§ **Saved data entries**

________________________

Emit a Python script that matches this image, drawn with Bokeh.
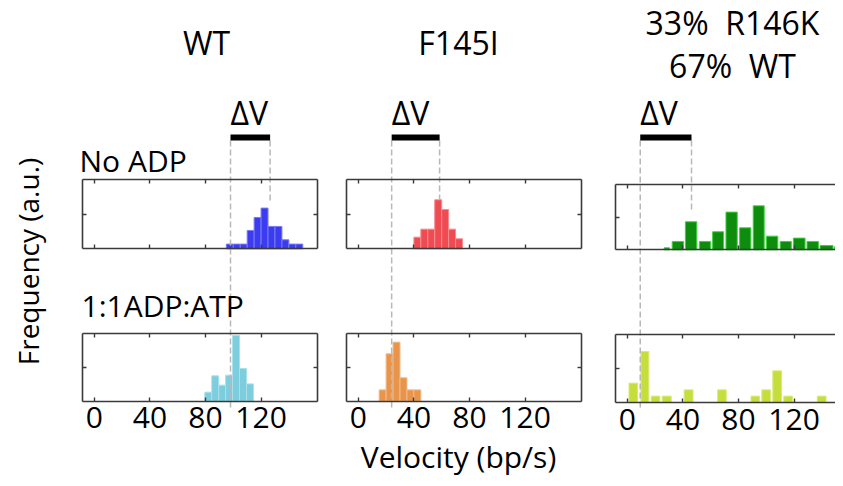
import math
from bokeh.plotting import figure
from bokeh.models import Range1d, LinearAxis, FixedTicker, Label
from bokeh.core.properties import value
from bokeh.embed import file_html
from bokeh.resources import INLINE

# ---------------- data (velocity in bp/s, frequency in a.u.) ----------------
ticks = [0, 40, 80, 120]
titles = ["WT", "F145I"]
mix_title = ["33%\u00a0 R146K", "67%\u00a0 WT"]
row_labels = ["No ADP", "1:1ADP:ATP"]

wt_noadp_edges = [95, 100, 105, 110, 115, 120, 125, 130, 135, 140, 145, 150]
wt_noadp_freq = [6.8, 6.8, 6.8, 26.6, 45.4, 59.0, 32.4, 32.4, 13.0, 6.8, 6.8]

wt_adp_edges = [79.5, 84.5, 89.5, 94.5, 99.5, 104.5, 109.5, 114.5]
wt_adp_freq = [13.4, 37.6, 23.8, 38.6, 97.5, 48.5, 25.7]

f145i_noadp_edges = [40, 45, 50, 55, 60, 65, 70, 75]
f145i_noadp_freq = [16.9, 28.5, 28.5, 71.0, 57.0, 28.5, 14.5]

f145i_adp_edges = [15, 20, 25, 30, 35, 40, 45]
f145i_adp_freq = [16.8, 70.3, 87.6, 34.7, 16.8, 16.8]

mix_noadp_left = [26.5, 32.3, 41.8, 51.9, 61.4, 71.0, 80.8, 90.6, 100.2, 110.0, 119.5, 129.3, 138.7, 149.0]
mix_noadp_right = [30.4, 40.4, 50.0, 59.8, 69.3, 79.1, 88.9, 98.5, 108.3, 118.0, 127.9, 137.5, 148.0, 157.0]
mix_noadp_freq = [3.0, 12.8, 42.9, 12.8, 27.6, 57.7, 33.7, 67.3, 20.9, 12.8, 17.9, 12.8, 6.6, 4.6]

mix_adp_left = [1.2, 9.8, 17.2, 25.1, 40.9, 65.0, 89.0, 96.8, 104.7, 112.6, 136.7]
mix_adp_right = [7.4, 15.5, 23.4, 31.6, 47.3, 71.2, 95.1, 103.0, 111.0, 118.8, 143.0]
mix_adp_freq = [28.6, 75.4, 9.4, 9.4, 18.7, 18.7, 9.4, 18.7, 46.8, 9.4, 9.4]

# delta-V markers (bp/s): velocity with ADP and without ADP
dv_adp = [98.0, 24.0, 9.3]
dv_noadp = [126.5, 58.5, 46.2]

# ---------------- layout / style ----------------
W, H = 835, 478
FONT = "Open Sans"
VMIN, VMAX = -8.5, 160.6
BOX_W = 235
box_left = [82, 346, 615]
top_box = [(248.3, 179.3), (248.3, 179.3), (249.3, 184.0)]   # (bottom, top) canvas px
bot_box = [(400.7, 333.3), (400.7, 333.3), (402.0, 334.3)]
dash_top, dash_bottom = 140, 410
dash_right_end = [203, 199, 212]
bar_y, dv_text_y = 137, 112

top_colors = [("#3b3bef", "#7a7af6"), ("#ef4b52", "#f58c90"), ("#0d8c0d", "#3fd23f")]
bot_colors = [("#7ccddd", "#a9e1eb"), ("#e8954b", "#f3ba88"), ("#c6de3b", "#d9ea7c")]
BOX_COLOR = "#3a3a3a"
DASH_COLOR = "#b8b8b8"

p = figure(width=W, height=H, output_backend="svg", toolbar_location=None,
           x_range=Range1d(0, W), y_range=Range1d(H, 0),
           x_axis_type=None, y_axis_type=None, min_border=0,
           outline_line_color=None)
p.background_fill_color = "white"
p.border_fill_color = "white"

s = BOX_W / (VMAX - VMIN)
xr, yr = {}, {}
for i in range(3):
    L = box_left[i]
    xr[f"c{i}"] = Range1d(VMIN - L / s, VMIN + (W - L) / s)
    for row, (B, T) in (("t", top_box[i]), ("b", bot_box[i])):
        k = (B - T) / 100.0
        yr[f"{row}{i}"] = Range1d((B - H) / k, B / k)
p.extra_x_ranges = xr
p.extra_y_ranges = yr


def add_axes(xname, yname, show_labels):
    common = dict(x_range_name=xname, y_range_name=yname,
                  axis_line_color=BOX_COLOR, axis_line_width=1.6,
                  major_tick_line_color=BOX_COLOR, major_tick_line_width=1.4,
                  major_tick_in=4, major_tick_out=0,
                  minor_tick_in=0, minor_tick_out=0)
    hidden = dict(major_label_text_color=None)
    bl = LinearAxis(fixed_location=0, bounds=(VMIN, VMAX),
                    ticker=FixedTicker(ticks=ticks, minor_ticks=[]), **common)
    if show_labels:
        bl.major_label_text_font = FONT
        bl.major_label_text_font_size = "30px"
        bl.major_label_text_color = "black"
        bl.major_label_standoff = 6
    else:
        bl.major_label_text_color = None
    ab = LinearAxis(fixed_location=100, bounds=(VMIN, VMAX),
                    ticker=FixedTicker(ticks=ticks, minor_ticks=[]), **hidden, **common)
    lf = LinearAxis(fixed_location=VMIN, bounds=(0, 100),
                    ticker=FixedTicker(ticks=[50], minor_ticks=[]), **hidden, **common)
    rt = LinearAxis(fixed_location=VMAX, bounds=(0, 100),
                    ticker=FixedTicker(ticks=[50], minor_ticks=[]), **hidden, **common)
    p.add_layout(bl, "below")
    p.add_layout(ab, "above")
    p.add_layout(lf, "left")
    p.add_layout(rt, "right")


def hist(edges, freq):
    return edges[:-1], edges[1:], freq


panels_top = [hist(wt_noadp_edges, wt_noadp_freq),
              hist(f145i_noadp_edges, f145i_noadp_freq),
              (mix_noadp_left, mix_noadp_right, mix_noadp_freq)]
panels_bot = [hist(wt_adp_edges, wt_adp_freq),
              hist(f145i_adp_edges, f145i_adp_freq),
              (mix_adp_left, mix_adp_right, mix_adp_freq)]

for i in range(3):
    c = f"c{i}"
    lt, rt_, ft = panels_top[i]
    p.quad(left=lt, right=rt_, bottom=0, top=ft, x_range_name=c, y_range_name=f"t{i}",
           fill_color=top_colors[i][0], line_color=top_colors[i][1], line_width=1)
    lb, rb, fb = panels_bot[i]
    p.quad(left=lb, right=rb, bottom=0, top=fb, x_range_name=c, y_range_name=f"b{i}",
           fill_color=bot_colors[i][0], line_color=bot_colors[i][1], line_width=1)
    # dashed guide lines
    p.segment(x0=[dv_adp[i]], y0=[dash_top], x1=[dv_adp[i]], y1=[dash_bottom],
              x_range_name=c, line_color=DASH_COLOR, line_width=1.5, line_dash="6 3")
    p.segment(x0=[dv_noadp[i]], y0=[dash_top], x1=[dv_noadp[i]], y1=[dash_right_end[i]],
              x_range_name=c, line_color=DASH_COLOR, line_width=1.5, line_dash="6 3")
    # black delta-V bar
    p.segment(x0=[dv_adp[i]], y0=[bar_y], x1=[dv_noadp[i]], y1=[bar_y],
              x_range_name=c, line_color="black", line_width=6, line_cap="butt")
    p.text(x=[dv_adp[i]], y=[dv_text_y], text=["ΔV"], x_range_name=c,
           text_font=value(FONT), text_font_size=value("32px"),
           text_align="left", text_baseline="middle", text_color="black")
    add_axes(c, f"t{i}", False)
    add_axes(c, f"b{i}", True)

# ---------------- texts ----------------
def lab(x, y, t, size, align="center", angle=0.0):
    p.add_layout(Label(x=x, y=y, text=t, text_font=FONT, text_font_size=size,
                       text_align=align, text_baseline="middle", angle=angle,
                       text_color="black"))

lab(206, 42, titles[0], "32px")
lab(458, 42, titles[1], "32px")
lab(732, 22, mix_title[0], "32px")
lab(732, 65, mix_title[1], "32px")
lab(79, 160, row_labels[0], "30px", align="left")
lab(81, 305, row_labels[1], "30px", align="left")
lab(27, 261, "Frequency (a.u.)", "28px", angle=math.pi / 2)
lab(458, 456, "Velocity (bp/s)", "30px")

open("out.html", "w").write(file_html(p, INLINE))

________________________

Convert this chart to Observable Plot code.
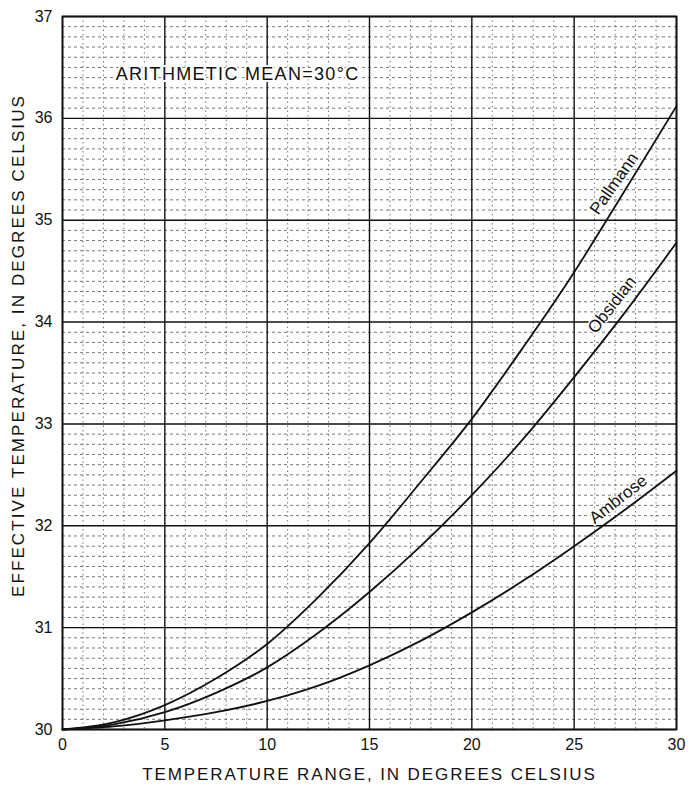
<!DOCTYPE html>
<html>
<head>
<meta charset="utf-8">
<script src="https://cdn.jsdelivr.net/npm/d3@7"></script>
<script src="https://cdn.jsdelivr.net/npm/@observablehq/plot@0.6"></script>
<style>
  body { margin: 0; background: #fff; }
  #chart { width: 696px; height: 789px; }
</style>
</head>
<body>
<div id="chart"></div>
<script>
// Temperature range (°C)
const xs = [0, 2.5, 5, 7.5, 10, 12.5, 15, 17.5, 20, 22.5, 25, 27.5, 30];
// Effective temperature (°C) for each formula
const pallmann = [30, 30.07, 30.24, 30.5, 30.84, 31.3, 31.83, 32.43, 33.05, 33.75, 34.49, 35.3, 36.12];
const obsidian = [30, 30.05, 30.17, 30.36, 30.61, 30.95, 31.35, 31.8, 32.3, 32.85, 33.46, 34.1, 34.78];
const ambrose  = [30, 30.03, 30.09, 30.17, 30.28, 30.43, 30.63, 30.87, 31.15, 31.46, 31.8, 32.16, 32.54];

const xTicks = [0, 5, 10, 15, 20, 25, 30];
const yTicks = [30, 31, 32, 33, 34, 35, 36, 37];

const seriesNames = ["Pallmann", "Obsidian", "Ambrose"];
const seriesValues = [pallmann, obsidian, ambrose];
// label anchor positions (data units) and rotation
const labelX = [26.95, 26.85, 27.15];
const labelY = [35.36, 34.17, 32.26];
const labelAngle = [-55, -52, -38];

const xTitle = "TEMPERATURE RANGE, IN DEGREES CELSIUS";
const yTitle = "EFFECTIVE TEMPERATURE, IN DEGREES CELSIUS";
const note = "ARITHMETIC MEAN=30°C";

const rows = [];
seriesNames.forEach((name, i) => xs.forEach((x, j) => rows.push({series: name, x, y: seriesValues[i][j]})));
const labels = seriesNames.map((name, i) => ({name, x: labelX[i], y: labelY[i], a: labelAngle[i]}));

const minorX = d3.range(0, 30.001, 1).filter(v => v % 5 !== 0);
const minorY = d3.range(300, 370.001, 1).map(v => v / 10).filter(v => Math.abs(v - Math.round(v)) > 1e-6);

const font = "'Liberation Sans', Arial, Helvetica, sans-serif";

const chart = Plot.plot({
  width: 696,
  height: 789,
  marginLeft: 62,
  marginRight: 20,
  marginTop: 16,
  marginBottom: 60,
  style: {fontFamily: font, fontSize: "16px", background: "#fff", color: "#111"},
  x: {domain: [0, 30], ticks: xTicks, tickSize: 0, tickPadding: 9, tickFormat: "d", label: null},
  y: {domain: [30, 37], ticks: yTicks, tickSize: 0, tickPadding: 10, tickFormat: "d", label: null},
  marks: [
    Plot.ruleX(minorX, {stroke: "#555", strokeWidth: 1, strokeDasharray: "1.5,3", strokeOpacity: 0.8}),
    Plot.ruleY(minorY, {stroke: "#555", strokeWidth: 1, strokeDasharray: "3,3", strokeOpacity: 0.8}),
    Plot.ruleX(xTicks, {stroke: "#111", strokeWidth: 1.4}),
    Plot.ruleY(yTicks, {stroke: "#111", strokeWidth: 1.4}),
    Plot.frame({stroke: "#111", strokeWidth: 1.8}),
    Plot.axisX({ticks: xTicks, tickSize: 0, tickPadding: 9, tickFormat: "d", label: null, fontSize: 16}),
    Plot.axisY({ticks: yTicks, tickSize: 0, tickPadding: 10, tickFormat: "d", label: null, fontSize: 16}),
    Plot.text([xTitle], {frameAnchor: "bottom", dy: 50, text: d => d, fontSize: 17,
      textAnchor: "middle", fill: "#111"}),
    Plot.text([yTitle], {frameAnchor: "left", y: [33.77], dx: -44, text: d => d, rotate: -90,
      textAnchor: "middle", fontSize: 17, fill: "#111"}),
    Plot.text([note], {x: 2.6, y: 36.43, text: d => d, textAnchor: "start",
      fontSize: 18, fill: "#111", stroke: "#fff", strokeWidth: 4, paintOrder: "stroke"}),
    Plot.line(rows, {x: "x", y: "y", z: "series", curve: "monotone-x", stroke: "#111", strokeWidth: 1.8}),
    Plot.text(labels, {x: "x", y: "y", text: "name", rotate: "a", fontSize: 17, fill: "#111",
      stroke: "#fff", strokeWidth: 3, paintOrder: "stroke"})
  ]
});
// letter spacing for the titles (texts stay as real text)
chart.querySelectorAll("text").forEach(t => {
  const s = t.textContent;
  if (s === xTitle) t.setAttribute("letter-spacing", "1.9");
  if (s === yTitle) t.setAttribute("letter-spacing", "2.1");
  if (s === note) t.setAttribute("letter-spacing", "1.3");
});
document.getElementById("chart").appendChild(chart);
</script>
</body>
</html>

________________________

§ **SHORT EXERCISE**
In the listing above, find the line containing "Convert this chart to Observable Plot code." and the line containing "const yTicks = [30, 31, 32, 33, 34, 35, 36, 37];", then return both of them and every line between, exactly, without pictures.

§ **THE REPLY**
Convert this chart to Observable Plot code.
<!DOCTYPE html>
<html>
<head>
<meta charset="utf-8">
<script src="https://cdn.jsdelivr.net/npm/d3@7"></script>
<script src="https://cdn.jsdelivr.net/npm/@observablehq/plot@0.6"></script>
<style>
  body { margin: 0; background: #fff; }
  #chart { width: 696px; height: 789px; }
</style>
</head>
<body>
<div id="chart"></div>
<script>
// Temperature range (°C)
const xs = [0, 2.5, 5, 7.5, 10, 12.5, 15, 17.5, 20, 22.5, 25, 27.5, 30];
// Effective temperature (°C) for each formula
const pallmann = [30, 30.07, 30.24, 30.5, 30.84, 31.3, 31.83, 32.43, 33.05, 33.75, 34.49, 35.3, 36.12];
const obsidian = [30, 30.05, 30.17, 30.36, 30.61, 30.95, 31.35, 31.8, 32.3, 32.85, 33.46, 34.1, 34.78];
const ambrose  = [30, 30.03, 30.09, 30.17, 30.28, 30.43, 30.63, 30.87, 31.15, 31.46, 31.8, 32.16, 32.54];

const xTicks = [0, 5, 10, 15, 20, 25, 30];
const yTicks = [30, 31, 32, 33, 34, 35, 36, 37];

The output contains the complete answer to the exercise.